Frequently Asked Questions

What is the main difference between growth and value investing?

Growth investors pay premium prices for companies expected to grow significantly above the market average. They prioritize future earnings potential. Value investors seek companies trading below their intrinsic value, based on current assets and earnings. Growth investing focuses on where a company is going; value investing focuses on what a company is worth today.

Which investment strategy has better returns: growth or value?

Academic research shows value stocks have outperformed growth stocks over very long periods (the 'value premium'). However, from 2010 to 2020, growth stocks — particularly U.S. technology — dominated dramatically.

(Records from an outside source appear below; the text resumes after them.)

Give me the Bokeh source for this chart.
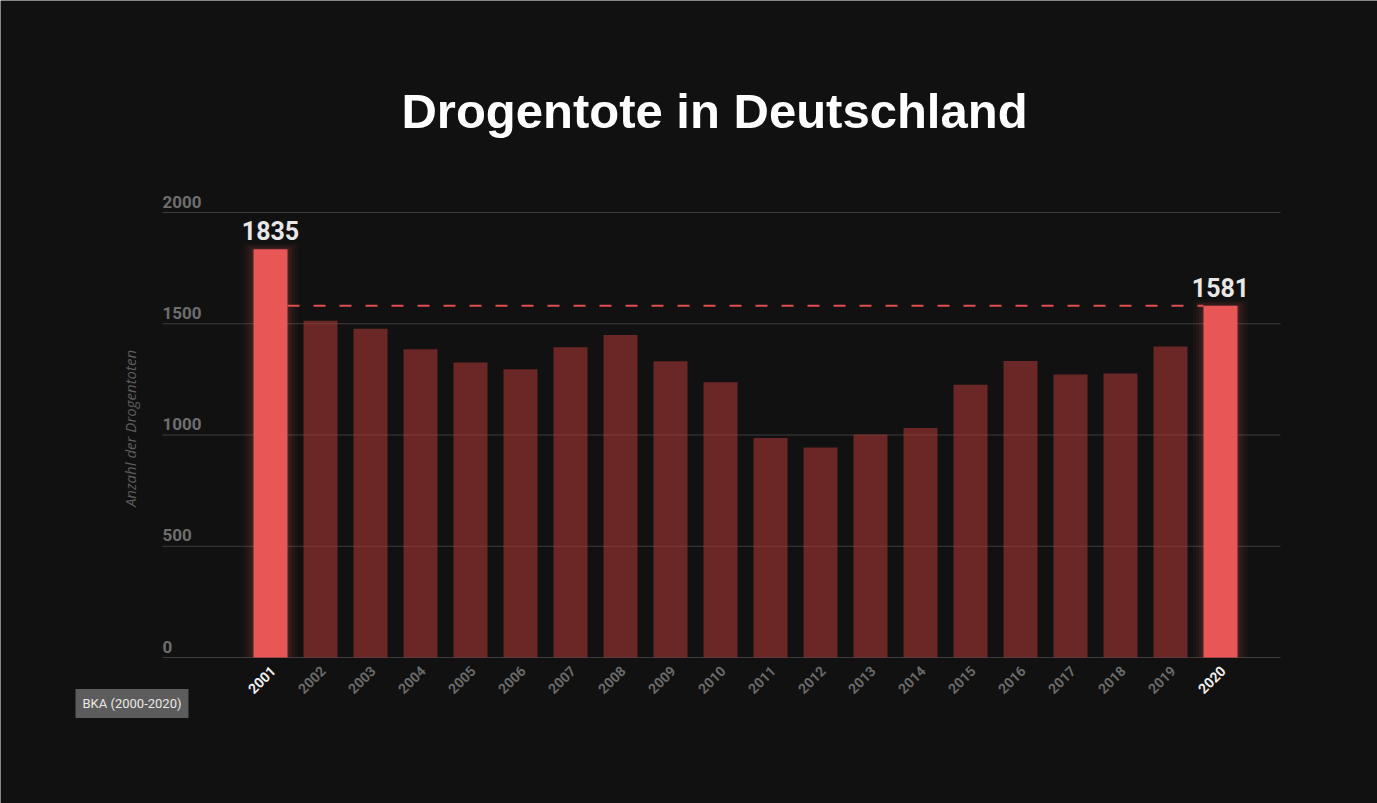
import math
from bokeh.plotting import figure
from bokeh.models import Label, Range1d
from bokeh.core.properties import value
from bokeh.embed import file_html
from bokeh.resources import INLINE

# ---------------- data ----------------
years = [2001, 2002, 2003, 2004, 2005, 2006, 2007, 2008, 2009, 2010,
         2011, 2012, 2013, 2014, 2015, 2016, 2017, 2018, 2019, 2020]
deaths = [1835, 1513, 1477, 1385, 1326, 1296, 1394, 1449, 1331, 1237,
          986, 944, 1002, 1032, 1226, 1333, 1272, 1276, 1398, 1581]
highlight_years = [2001, 2020]
y_ticks = [0, 500, 1000, 1500, 2000]
title_text = "Drogentote in Deutschland"
y_label = "Anzahl der Drogentoten"
source_text = "BKA (2000-2020)"

# ---------------- layout ----------------
W, H = 1377, 803
PX_PER_YEAR = 50.0
X0 = years[0] - 270 / PX_PER_YEAR          # data x at left canvas edge
K = 0.2225                                  # px per unit
BASE_PX = 657                               # pixel row of value 0

def X(px):
    return X0 + px / PX_PER_YEAR

def Y(py):
    return (BASE_PX - py) / K

BG = "#111111"
BRIGHT = "#e95656"
DARK = "#a83535"

p = figure(width=W, height=H, output_backend="svg", toolbar_location=None,
           x_range=Range1d(X(0), X(W)), y_range=Range1d(Y(H), Y(0)),
           x_axis_type=None, y_axis_type=None, min_border=0,
           background_fill_color=BG, border_fill_color=BG,
           outline_line_color=None)
p.grid.visible = False

# grid lines
p.segment(x0=[X(162)] * len(y_ticks), x1=[X(1280)] * len(y_ticks),
          y0=y_ticks, y1=y_ticks, line_color="#3d3d3d", line_width=1)

# y tick labels
p.text(x=[X(162)] * len(y_ticks), y=y_ticks, text=[str(t) for t in y_ticks],
       text_font=value("Roboto"), text_font_size="17px", text_color="#6e6e6e",
       text_align="left", text_baseline="bottom", y_offset=-5,
       text_font_style="bold")

hl_x = [y for y in years if y in highlight_years]
hl_v = [d for y, d in zip(years, deaths) if y in highlight_years]
dk_x = [y for y in years if y not in highlight_years]
dk_v = [d for y, d in zip(years, deaths) if y not in highlight_years]

# glow around highlighted bars
for extra, a in [(0.42, 0.04), (0.30, 0.05), (0.18, 0.07), (0.08, 0.10)]:
    p.vbar(x=hl_x, top=[v + extra * 60 for v in hl_v], bottom=0,
           width=0.68 + extra, fill_color=BRIGHT, fill_alpha=a, line_color=None)

# bars
p.vbar(x=dk_x, top=dk_v, bottom=0, width=0.68, fill_color=DARK,
       fill_alpha=0.6, line_color=None)
p.vbar(x=hl_x, top=hl_v, bottom=0, width=0.68, fill_color=BRIGHT,
       line_color=None)

# dashed reference line at last value
p.segment(x0=[hl_x[0] + 0.34], x1=[hl_x[-1] - 0.34], y0=[hl_v[-1]], y1=[hl_v[-1]],
          line_color="#e04e4e", line_width=2, line_dash="12 14")

# value labels for highlighted bars
p.text(x=hl_x, y=hl_v, text=[str(v) for v in hl_v], text_font=value("Roboto"),
       text_font_size="25px", text_font_style="bold", text_color="#e8e8e8",
       text_align="center", text_baseline="bottom", y_offset=-9)

# x labels (rotated 45 degrees)
for yr in years:
    col = "#eeeeee" if yr in highlight_years else "#6a6a6a"
    p.add_layout(Label(x=yr - 9 / PX_PER_YEAR, y=Y(679), text=str(yr),
                       angle=45, angle_units="deg", text_align="center",
                       text_baseline="middle", text_font="Roboto",
                       text_font_size="14px", text_font_style="bold",
                       text_color=col))

# title
p.add_layout(Label(x=X(714), y=Y(110), text=title_text, text_align="center",
                   text_baseline="middle", text_font="Liberation Sans",
                   text_font_size="49px", text_font_style="bold",
                   text_color="#ffffff"))

# y axis label
p.add_layout(Label(x=X(129), y=Y(428), text=y_label, angle=math.pi / 2,
                   text_align="center", text_baseline="middle",
                   text_font="Open Sans", text_font_size="15px",
                   text_font_style="italic", text_color="#5c5c5c"))

# source box
p.add_layout(Label(x=X(75), y=Y(703), text=source_text, text_align="left",
                   text_baseline="middle", text_font="Roboto",
                   text_font_size="13px", text_color="#e8e8e8",
                   background_fill_color="#5c5c5c", padding=7))

open("out.html", "w").write(file_html(p, INLINE))
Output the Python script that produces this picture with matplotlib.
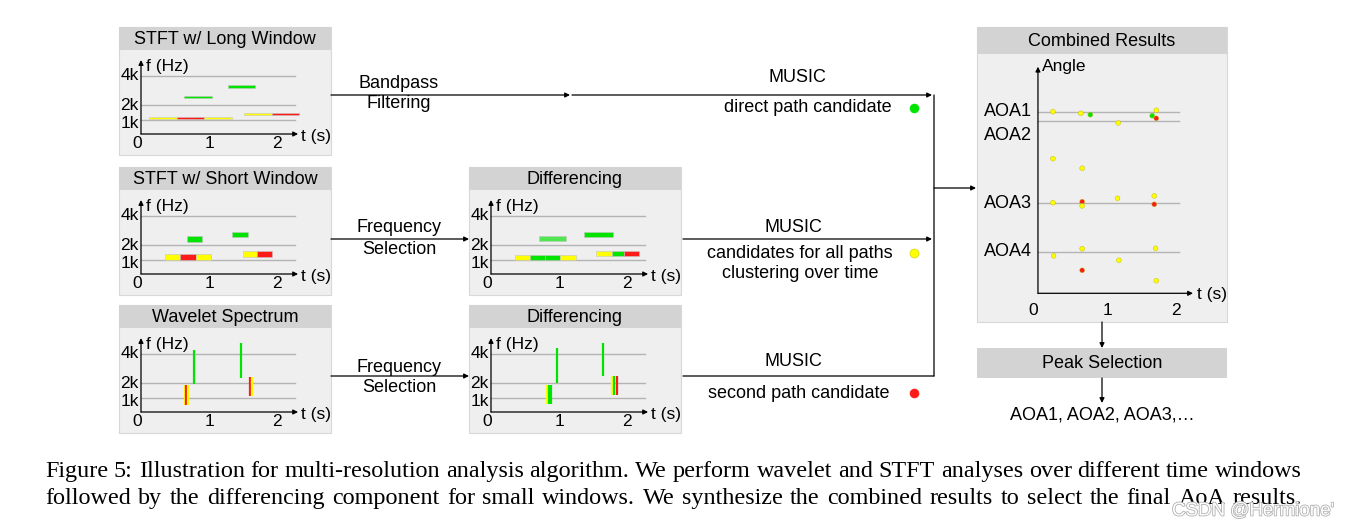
import matplotlib
matplotlib.use("Agg")
import matplotlib.pyplot as plt
import matplotlib.patheffects as pe
from matplotlib.patches import Rectangle

W, H = 1354, 529
plt.rcParams["font.family"] = ["Liberation Sans", "DejaVu Sans"]

COLORS = {"y": "#ffff00", "r": "#ff1a1a", "g": "#00e400", "lg": "#4fe64f"}

# ---------------------------------------------------------------------------
# Data (time in s, frequency in kHz, angle in arbitrary units)
# ---------------------------------------------------------------------------
# STFT w/ long window: bar start, bar end, frequency, path class
long_t0 = [0.12, 0.53, 0.93, 0.63, 1.28, 1.51, 1.93]
long_t1 = [0.53, 0.93, 1.34, 1.04, 1.68, 1.93, 2.32]
long_f = [1.12, 1.12, 1.12, 2.57, 3.26, 1.38, 1.38]
long_c = ["y", "r", "y", "g", "g", "y", "r"]

# STFT w/ short window
short_t0 = [0.67, 1.34, 0.36, 0.58, 0.81, 1.50, 1.71]
short_t1 = [0.89, 1.57, 0.58, 0.81, 1.03, 1.71, 1.93]
short_f = [2.43, 2.74, 1.18, 1.18, 1.18, 1.38, 1.38]
short_c = ["g", "g", "y", "r", "y", "y", "r"]

# Differencing of the short-window STFT
dstft_t0 = [0.70, 1.37, 0.35, 0.57, 0.79, 1.02, 1.55, 1.78, 1.96]
dstft_t1 = [1.11, 1.79, 0.57, 0.79, 1.02, 1.25, 1.78, 1.96, 2.18]
dstft_f = [2.43, 2.74, 1.16, 1.16, 1.16, 1.16, 1.39, 1.39, 1.39]
dstft_c = ["lg", "g", "y", "g", "g", "y", "y", "g", "r"]

# Wavelet spectrum: strip time, low freq, high freq, path class
wave_t = [0.78, 1.47, 0.64, 0.665, 0.69, 1.60, 1.625]
wave_f0 = [1.94, 2.35, 0.45, 0.45, 0.45, 1.07, 1.07]
wave_f1 = [4.29, 4.73, 1.87, 1.87, 1.87, 2.44, 2.44]
wave_c = ["g", "g", "y", "r", "y", "r", "y"]

# Differencing of the wavelet spectrum
dwave_t = [0.97, 1.65, 0.825, 0.855, 0.88, 1.78, 1.815, 1.85]
dwave_f0 = [2.03, 2.47, 0.52, 0.52, 0.52, 1.14, 1.14, 1.14]
dwave_f1 = [4.38, 4.79, 1.89, 1.89, 1.89, 2.49, 2.49, 2.49]
dwave_c = ["g", "g", "y", "g", "g", "y", "g", "r"]

# Combined results: AoA estimates over time
aoa_names = ["AOA1", "AOA2", "AOA3", "AOA4"]
aoa_values = [90.8, 86.0, 45.0, 20.7]
pts_t = [0.19, 0.60, 0.74, 1.71, 1.65, 1.71, 1.15, 0.19, 0.62, 0.19, 0.62,
         0.62, 1.14, 1.68, 1.68, 0.62, 1.70, 0.20, 1.16, 0.62, 1.71]
pts_a = [90.8, 90.0, 89.3, 91.5, 88.8, 87.5, 85.2, 67.3, 62.5, 45.3, 45.8,
         43.7, 47.5, 48.7, 44.5, 22.3, 22.5, 18.7, 16.5, 11.5, 6.3]
pts_c = ["y", "y", "g", "y", "g", "r", "y", "y", "y", "y", "r",
         "y", "y", "y", "r", "y", "y", "y", "y", "r", "y"]

caption = [
    "Figure 5: Illustration for multi-resolution analysis algorithm. We perform "
    "wavelet and STFT analyses over different time windows",
    "followed by the differencing component for small windows. We synthesize "
    "the combined results to select the final AoA results.",
]

# ---------------------------------------------------------------------------
# Layout helpers (pixel space)
# ---------------------------------------------------------------------------
fig = plt.figure(figsize=(W / 100, H / 100), dpi=100)
bg = fig.add_axes([0, 0, 1, 1])
bg.set_xlim(0, W)
bg.set_ylim(H, 0)
bg.axis("off")

SX, SY = 68.0, 14.5  # px per second, px per kHz
ARROW = dict(arrowstyle="-|>", mutation_scale=7, lw=0.9, color="black",
             shrinkA=0, shrinkB=0)
FS = 13
TICK_FS = 12.5


def arrow(ax, start, end, head=True):
    props = dict(ARROW)
    if not head:
        props["arrowstyle"] = "-"
    ax.annotate("", xy=end, xytext=start, arrowprops=props,
                annotation_clip=False)


def box(left, top, w, h, head, title):
    bg.add_patch(Rectangle((left, top), w, h, fc="#efefef", ec="#d8d8d8",
                           lw=0.8))
    bg.add_patch(Rectangle((left, top), w, head, fc="#d3d3d3", ec="none"))
    bg.text(left + w / 2, top + head / 2 + 1, title, ha="center",
            va="center", fontsize=FS)


def spectrum_panel(left, top, title):
    w, h, head = 212, 128, 23
    box(left, top, w, h, head, title)
    ox, oy = left + 22, top + 107
    ax = fig.add_axes([left / W, 1 - (top + h) / H, w / W, (h - head) / H])
    ax.set_xlim((left - ox) / SX, (left + w - ox) / SX)
    ax.set_ylim((oy - (top + h)) / SY, (oy - (top + head)) / SY)
    ax.axis("off")
    for f in (1, 2, 4):
        ax.plot([0, 2.26], [f, f], color="#b4b4b4", lw=1.0, zorder=1)
    arrow(ax, (0, 0), (0, 5.1))
    arrow(ax, (0, 0), (2.31, 0))
    for f, lab in zip((4, 2, 1), ("4k", "2k", "1k")):
        off = -0.25 if f == 1 else 0.0
        ax.text(-0.03, f + off, lab, ha="right", va="center",
                fontsize=TICK_FS)
    for t, lab in zip((-0.06, 1, 2), ("0", "1", "2")):
        ax.text(t, -0.66, lab, ha="center", va="center", fontsize=TICK_FS)
    ax.text(0.07, 4.68, "f (Hz)", ha="left", va="center", fontsize=TICK_FS)
    ax.text(2.35, -0.18, "t (s)", ha="left", va="center", fontsize=TICK_FS)
    return ax


def hbars(ax, t0, t1, f, c, height):
    ax.barh(f, [b - a for a, b in zip(t0, t1)], left=t0, height=height,
            color=[COLORS[k] for k in c], edgecolor="#c4c4c4", linewidth=0.4,
            zorder=3)


def vstrips(ax, t, f0, f1, c):
    ax.vlines(t, f0, f1, colors=[COLORS[k] for k in c], lw=1.6, zorder=3)


# ---------------------------------------------------------------------------
# Spectrum panels
# ---------------------------------------------------------------------------
ax1 = spectrum_panel(119, 27, "STFT w/ Long Window")
hbars(ax1, long_t0, long_t1, long_f, long_c, 0.17)

ax2 = spectrum_panel(119, 167, "STFT w/ Short Window")
hbars(ax2, short_t0, short_t1, short_f, short_c, 0.38)

ax3 = spectrum_panel(119, 305, "Wavelet Spectrum")
vstrips(ax3, wave_t, wave_f0, wave_f1, wave_c)

ax4 = spectrum_panel(469, 167, "Differencing")
hbars(ax4, dstft_t0, dstft_t1, dstft_f, dstft_c, 0.35)

ax5 = spectrum_panel(469, 305, "Differencing")
vstrips(ax5, dwave_t, dwave_f0, dwave_f1, dwave_c)

# ---------------------------------------------------------------------------
# Combined results panel
# ---------------------------------------------------------------------------
cl, ct, cw, chh, chead = 977, 27, 250, 295, 27
box(cl, ct, cw, chh, chead, "Combined Results")
cox, coy, SA = 1040, 293.3, 2.0
axc = fig.add_axes([cl / W, 1 - (ct + chh) / H, cw / W, (chh - chead) / H])
axc.set_xlim((cl - cox) / SX, (cl + cw - cox) / SX)
axc.set_ylim((coy - (ct + chh)) / SA, (coy - (ct + chead)) / SA)
axc.axis("off")
for v in aoa_values:
    axc.plot([-0.03, 2.04], [v, v], color="#b4b4b4", lw=1.0, zorder=1)
for name, v in zip(aoa_names, aoa_values):
    off = -7 if name == "AOA2" else 0
    axc.text(-0.82, v + off, name, ha="left", va="center", fontsize=FS)
arrow(axc, (-0.03, 0), (-0.03, 113.3))
arrow(axc, (-0.03, 0), (2.25, 0))
axc.scatter(pts_t, pts_a, s=12, c=[COLORS[k] for k in pts_c],
            edgecolors="#b8b800", linewidths=0.3, zorder=3)
for t, lab in zip((-0.1, 1, 2), ("0", "1", "2")):
    axc.text(t, -8.4, lab, ha="center", va="center", fontsize=TICK_FS)
axc.text(0.03, 113.3, "Angle", ha="left", va="center", fontsize=TICK_FS)
axc.text(2.31, -0.8, "t (s)", ha="left", va="center", fontsize=TICK_FS)

# ---------------------------------------------------------------------------
# Flow arrows and labels
# ---------------------------------------------------------------------------
arrow(bg, (331, 95), (570, 95))
arrow(bg, (572, 95), (932, 95))
arrow(bg, (934, 376), (934, 95), head=False)
arrow(bg, (331, 239), (469, 239))
arrow(bg, (683, 239), (932, 239))
arrow(bg, (331, 376), (469, 376))
arrow(bg, (683, 376), (934, 376), head=False)
arrow(bg, (934, 188), (976, 188))
arrow(bg, (1102, 322), (1102, 348))
arrow(bg, (1102, 378), (1102, 403))

for y, s in [(83, "Bandpass"), (104, "Filtering"), (228, "Frequency"),
             (249, "Selection"), (367, "Frequency"), (388, "Selection")]:
    bg.text(399, y, s, ha="center", va="center", fontsize=FS)

for x, y, s in [(797, 78, "MUSIC"), (808, 108, "direct path candidate"),
                (793, 227, "MUSIC"), (800, 253, "candidates for all paths"),
                (800, 274, "clustering over time"), (793, 361, "MUSIC"),
                (799, 393, "second path candidate")]:
    bg.text(x, y, s, ha="center", va="center", fontsize=FS)

for y, k in [(108, "g"), (253, "y"), (393, "r")]:
    bg.plot(914, y, "o", ms=6.5, color=COLORS[k], mec="#c8c800" if k == "y"
            else COLORS[k], mew=0.4)

bg.add_patch(Rectangle((977, 348), 250, 30, fc="#d3d3d3", ec="none"))
bg.text(1102, 364, "Peak Selection", ha="center", va="center", fontsize=FS)
bg.text(1102, 415, "AOA1, AOA2, AOA3,\u2026", ha="center", va="center",
        fontsize=FS)

# caption, justified between x=45 and x=1302 (word by word, on a baseline)
renderer = fig.canvas.get_renderer()
cap_left, cap_right = 45, 1302
for y, line in zip((477, 504), caption):
    words = line.split(" ")
    texts = [bg.text(0, y, w, ha="left", va="baseline", fontsize=17.4,
                     family="Liberation Serif") for w in words]
    widths = [t.get_window_extent(renderer).width for t in texts]
    gap = (cap_right - cap_left - sum(widths)) / (len(words) - 1)
    x = cap_left
    for t, wd in zip(texts, widths):
        t.set_x(x)
        x += wd + gap

# watermark
bg.text(1172, 511, "CSDN @Hermione'", ha="left", va="center", fontsize=13.5,
        color="white",
        path_effects=[pe.withStroke(linewidth=1.2, foreground="#b0b0b0")])

fig.savefig("out.png", dpi=100, facecolor="white")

From 2022 onward, rising interest rates hurt growth stock valuations significantly. Neither strategy consistently outperforms across all time periods and market conditions.

Why do interest rates affect growth stocks more than value stocks?

Growth stocks derive most of their value from earnings expected far in the future. When interest rates rise, future cash flows are discounted more heavily, reducing their present value. Value stocks have more of their earnings in the near term, making them less sensitive to rate changes. This is why growth stocks fell sharply in 2022 when the Fed raised rates aggressively.

What is GARP investing?

GARP stands for Growth at a Reasonable Price. It is a hybrid approach that seeks companies with solid growth prospects but without the extreme valuations associated with pure growth investing. Warren Buffett's evolved style — influenced by Charlie Munger — is often described as GARP: buying wonderful businesses at fair prices.

Can a stock be both a growth and value stock?

Yes. When a high-quality growth company temporarily trades at a discounted valuation — perhaps due to a market correction or short-term earnings miss — it can be attractive from both perspectives. This overlap is the sweet spot many investors look for: a business with strong growth characteristics at a valuation that provides a margin of safety.